The most annoying aspect of Philippine politics is that none of the political parties have a clearly defined platform that distinguishes one form the other. You have a central personality as the anchor of the party, and everyone else rides that person’s coattails. The promises of goodies at the expense of the taxpayer is de rigeur, and some days it feels like a choice between Engels or Marx.

So when I moved here, being the short-sighted, middle-class Liberal funded by my mother’s hard-earned money, the distinction between the political parties in terms of principle is like night and day. It was refreshing, and through a long process of unlearning ideas such as entitlement and hatred of producers, I became the Conservative that so many people know and love (or revile, depending on your beliefs).

The method by which the two monolothic parties build their coalitions, also differ like night and day. Democrats build coalitions by promising fulfillment of a group’s pet issue. This is why they nail the gay vote, the woman vote, votes from different ethnic groups, name it. Republicans, on the other hand, make one issue the defining issue of a campaign, and they pick off voters from the groups that agree with them.

This is how Scott Brown campaigned. He insisted on being the forty-first vote to prevent cloture (I’m a stickler for words, a topic I intend to write about soon enough). He made opposition to the Democrat-controlled healthcare reform his single, defining issue. He built his identity around that and the people came. They came for their own reasons, of course, but he didn’t spend his campaign promising goodies to groups. He found a case that he believed was enough to get people to sacrifice their pet issues and focus on something else.

These tactics also lead to each parties’ undoing. In this country, no single party stays in power for too long. Americans remain suspicious of absolute power and prefer to tip the balance the other way. Once the issue around which Republican voters coalesce is resolved, it is up to the incumbents to find another issue to rally around. If they fail, the infighting begins: people’s instincts start to take precedence. The same people who voted for Brown in opposition to Obamacare will be the same people who will oppose him on social issues, given that Brown leans pro-choice.

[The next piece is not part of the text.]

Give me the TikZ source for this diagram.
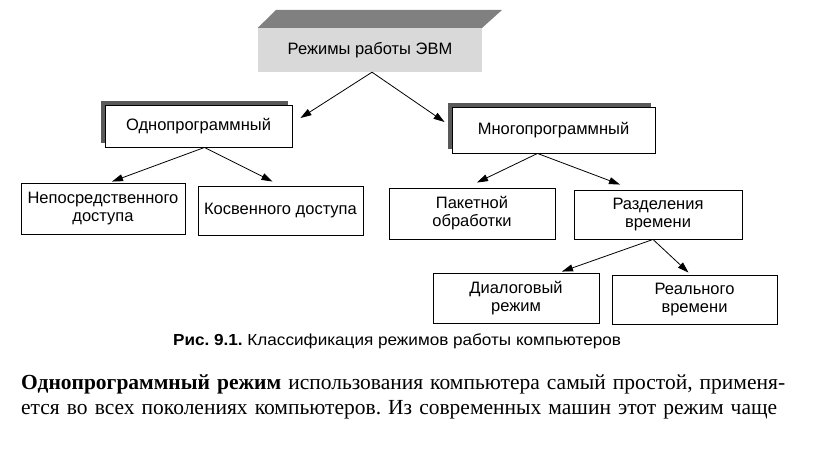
\documentclass[tikz,border=0pt]{standalone}
\usepackage{fontspec}
\setmainfont{Liberation Serif}
\newfontfamily\boxfont{Liberation Sans}
\usetikzlibrary{arrows.meta,shadows}
\frenchspacing

\tikzset{
  mode/.style={draw, fill=white, line width=0.9pt, inner sep=0pt, align=center,
    font=\boxfont\fontsize{16.5}{18}\selectfont},
  shadowed/.style={copy shadow={shadow xshift=-4pt, shadow yshift=4pt,
    fill=black!65, draw=none}},
  topbox/.style={fill=black!15, inner sep=0pt,
    font=\boxfont\fontsize{16.5}{18}\selectfont},
  link/.style={-{Triangle[length=11pt,width=7pt]}, line width=0.8pt},
  textline/.style={anchor=base west, inner sep=0pt, font=\fontsize{21.5}{25}\selectfont},
}

\begin{document}
\begin{tikzpicture}[x=1pt,y=-1pt]
    \useasboundingbox (0,0) rectangle (821,471);
    % top of the tree
    \node[topbox, minimum width=224, minimum height=44] (rezh) at (370,50) {Режимы работы ЭВМ};
    \fill[black!50] (rezh.north west) -- (rezh.north east) -- ++(20,-18) -- ++(-226,0) -- cycle;
    \node[mode, shadowed, minimum width=187, minimum height=42] (odno) at (198.5,126) {Однопрограммный};
    \node[mode, shadowed, minimum width=203, minimum height=46] (mnogo) at (553.5,130) {Многопрограммный};
    % second level
    \node[mode, minimum width=164, minimum height=51] (nepo) at (103,208.5) {Непосредственного\\доступа};
    \node[mode, minimum width=165, minimum height=49] (kosv) at (280.5,210.5) {Косвенного доступа};
    \node[mode, minimum width=166, minimum height=51] (paket) at (472,213.5) {Пакетной\\обработки};
    \node[mode, minimum width=168, minimum height=49] (razd) at (658,214.5) {Разделения\\времени};
    \node[mode, minimum width=166, minimum height=50] (dial) at (516,298) {Диалоговый\\режим};
    \node[mode, minimum width=165, minimum height=49] (real) at (694.5,299.5) {Реального\\времени};
    % arrows
    \draw[link] ([xshift=2pt]rezh.south) -- ([xshift=8pt,yshift=8pt]odno.east);
    \draw[link] ([xshift=2pt]rezh.south) -- ([xshift=-7pt,yshift=8pt]mnogo.west);
    \draw[link] ([xshift=6pt]odno.south) -- ([xshift=9pt,yshift=1pt]nepo.north);
    \draw[link] ([xshift=6pt]odno.south) -- ([xshift=-8pt,yshift=4pt]kosv.north);
    \draw[link] ([xshift=-16pt]mnogo.south) -- ([xshift=5pt,yshift=5pt]paket.north);
    \draw[link] ([xshift=-16pt]mnogo.south) -- ([xshift=-38pt,yshift=5pt]razd.north);
    \draw[link] ([xshift=-5pt]razd.south) -- ([xshift=46pt,yshift=1pt]dial.north);
    \draw[link] ([xshift=-5pt]razd.south) -- ([xshift=-6pt,yshift=2pt]real.north);
    % caption and text
    \node[anchor=base west, inner sep=0pt, font=\boxfont\fontsize{16}{18}\selectfont] (capt) at (173,345)
      {\scalebox{1.07}[1]{\textbf{Рис. 9.1.} Классификация режимов работы компьютеров}};
    \node[textline] (line1) at (21,389)
      {\hbox to 764pt{\textbf{Однопрограммный режим} использования компьютера самый простой, применя-}};
    \node[textline] (line2) at (21,414)
      {\hbox to 756pt{ется во всех поколениях компьютеров. Из современных машин этот режим чаще}};
\end{tikzpicture}
\end{document}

Democrats, on the other hand, lose votes when they fail to deliver on those many goodies they offer (gay marriage, anyone?). They also fail when they use the groups they court as weapons against the middle, such as when the current—and soon to be dead—version of Demcare exempts union members from the “Cadillac plan tax.” They fail because they realize these concessions are extreme and divisive and come at the expense of those whose money they want for contributions.

After stating these observations, what advice do I have for the Republican party? When the pendulum swings in your favor, it’s time to use it, or lose it. For the Democrats? I have a few thoughts, but the most prudent of politicos don’t take advice from their opponents anyway.